There is also a new generation of stock traders who fully believe stocks only go up too. Bar Stool Sports CEO is “day trader Dave” live on Twitter is the poster child for this behavior for millions of Robinhood traders. I’m seeing some signs of speculation only seen in the later innings of a rally. Stocks that have no business that has stocks go from 1 to 12 and back down within a few days, stocks that rip higher like Hertz that just declared bankruptcy with worthless equity or stocks that have similar symbols to recent winners moving higher. These traders only are chasing the greater fool theory. Lastly, it’s easy to see the speculative risk when the put-call ratio at .43 earlier today which is at similarly low levels as seen at the highs in February. The “message board” crowd…
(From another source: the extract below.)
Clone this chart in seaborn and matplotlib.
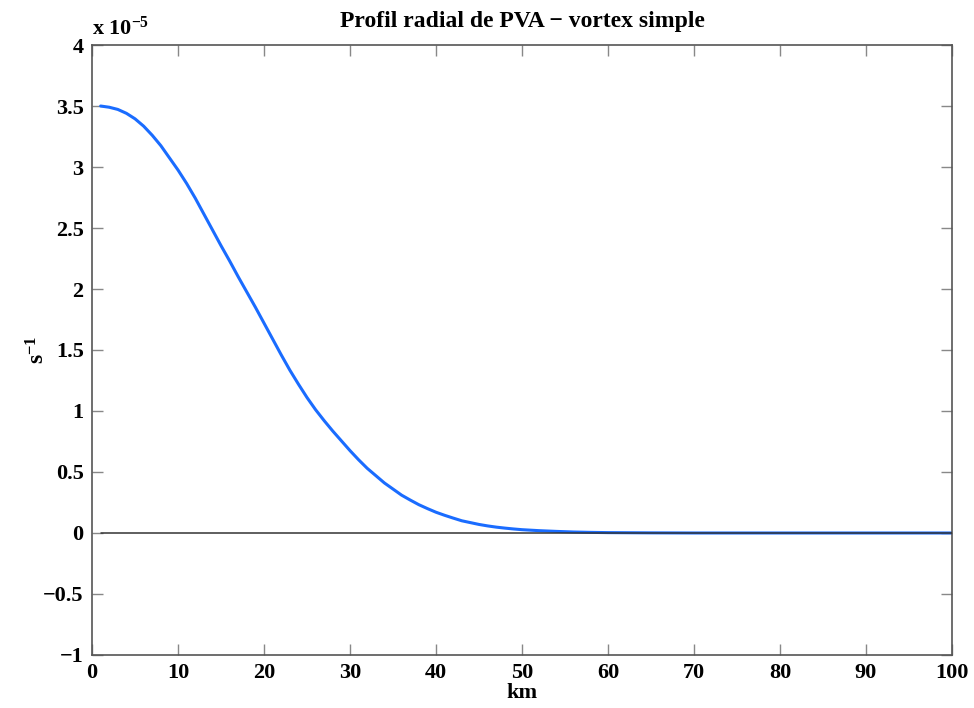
import numpy as np
import pandas as pd
import matplotlib
matplotlib.use("Agg")
import matplotlib.pyplot as plt
from matplotlib.ticker import FuncFormatter, MultipleLocator
import seaborn as sns

# Radial PVA profile of a single vortex (values in units of 1e-5 s^-1)
radius_km = [1, 2, 3, 4, 5, 6, 7, 8, 9, 10, 11, 12, 13, 14, 15, 16, 17, 18, 19, 20,
             21, 22, 23, 24, 25, 26, 27, 28, 29, 30, 31, 32, 33, 34, 35, 36, 37, 38,
             39, 40, 41, 42, 43, 44, 45, 46, 47, 48, 49, 50, 52, 54, 56, 58, 60, 65,
             70, 80, 90, 100]
pva_e5 = [3.500, 3.490, 3.472, 3.440, 3.395, 3.335, 3.260, 3.175, 3.075, 2.975,
          2.865, 2.745, 2.615, 2.485, 2.355, 2.230, 2.100, 1.975, 1.850, 1.720,
          1.590, 1.460, 1.335, 1.220, 1.110, 1.010, 0.920, 0.835, 0.755, 0.675,
          0.600, 0.530, 0.470, 0.410, 0.360, 0.310, 0.270, 0.232, 0.200, 0.170,
          0.145, 0.122, 0.100, 0.085, 0.070, 0.058, 0.048, 0.040, 0.033, 0.027,
          0.019, 0.013, 0.008, 0.005, 0.003, 0.001, 0.0, 0.0, 0.0, 0.0]
zero_level = [0.0] * len(radius_km)
SCALE = 1e-5

df = pd.DataFrame({
    "km": radius_km,
    "pva": np.array(pva_e5) * SCALE,
    "zero": np.array(zero_level) * SCALE,
})

sns.set_theme(style="ticks")
plt.rcParams["font.family"] = ["Liberation Serif", "DejaVu Serif"]
plt.rcParams["font.weight"] = "bold"
plt.rcParams["text.color"] = "black"
plt.rcParams["axes.labelcolor"] = "black"
plt.rcParams["mathtext.fontset"] = "custom"
plt.rcParams["mathtext.rm"] = "Liberation Serif:bold"
plt.rcParams["mathtext.it"] = "Liberation Serif:bold"
plt.rcParams["mathtext.bf"] = "Liberation Serif:bold"

fig = plt.figure(figsize=(9.74, 7.08), dpi=100)
ax = fig.add_axes([0.0945, 0.0749, 0.8829, 0.8615])

sns.lineplot(data=df, x="km", y="pva", ax=ax, color="#1a6cff", linewidth=2.2,
             estimator=None, sort=False, zorder=2)
sns.lineplot(data=df, x="km", y="zero", ax=ax, color="#333333", linewidth=1.1,
             estimator=None, sort=False, zorder=3)

ax.set_xlim(0, 100)
ax.set_ylim(-1 * SCALE, 4 * SCALE)
ax.xaxis.set_major_locator(MultipleLocator(10))
ax.yaxis.set_major_locator(MultipleLocator(0.5 * SCALE))
ax.yaxis.set_major_formatter(FuncFormatter(lambda v, p: f"{v / SCALE:g}".replace("-", "\u2212")))
ax.xaxis.set_major_formatter(FuncFormatter(lambda v, p: f"{v:g}"))

for side in ["top", "right", "bottom", "left"]:
    ax.spines[side].set_visible(True)
    ax.spines[side].set_color("#555555")
    ax.spines[side].set_linewidth(1.2)

ax.tick_params(axis="both", which="major", direction="in", length=8, width=1,
               color="#888888", top=True, right=True, labelsize=16,
               labelcolor="black", pad=6)
for lab in ax.get_xticklabels() + ax.get_yticklabels():
    lab.set_fontweight("bold")

ax.set_xlabel("km", fontsize=16, fontweight="bold", labelpad=0, color="black")
ax.set_ylabel(r"s$^{-1}$", fontsize=17, fontweight="bold", color="black")
ax.yaxis.set_label_coords(-0.05, 0.5)
ax.set_title("Profil radial de PVA \u2212 vortex simple", fontsize=17,
             fontweight="bold", pad=13, color="black")

# exponent annotation above the y axis
ax.text(0.0, 1.008, r"x 10$^{-5}$", transform=ax.transAxes, fontsize=16,
        fontweight="bold", ha="left", va="bottom", color="black")

fig.savefig("out.png", dpi=100)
Another sign of make-believe is trading in Apple. The majority of the Apple stores have been closed for most of the quarter and the stock is hitting all-time highs. “On it’s way to a $2 trillion valuation” from $1.4 trillion currently. I keep thinking about the high inventory data we saw with Q1 reports from AT&T and Verizon, it’s impossible Apple could have sold down the inventory enough and with the much-anticipated launch of the 5G phone now rumored to be pushed out a quarter missing the important holiday season, how is this stock a buy here and at a historically high 26x earnings?
Airlines, retail, and restaurant stocks have been very strong with the reopening hopes but they have a lot of structural problems and social distancing rules limiting the number of passengers, shoppers, and diners will not help profitability but traders are snapping them up like tomorrow everything will be back to normal. I’ve been bullish on financials one of the best sectors in the past month and even they are starting to get too far extended.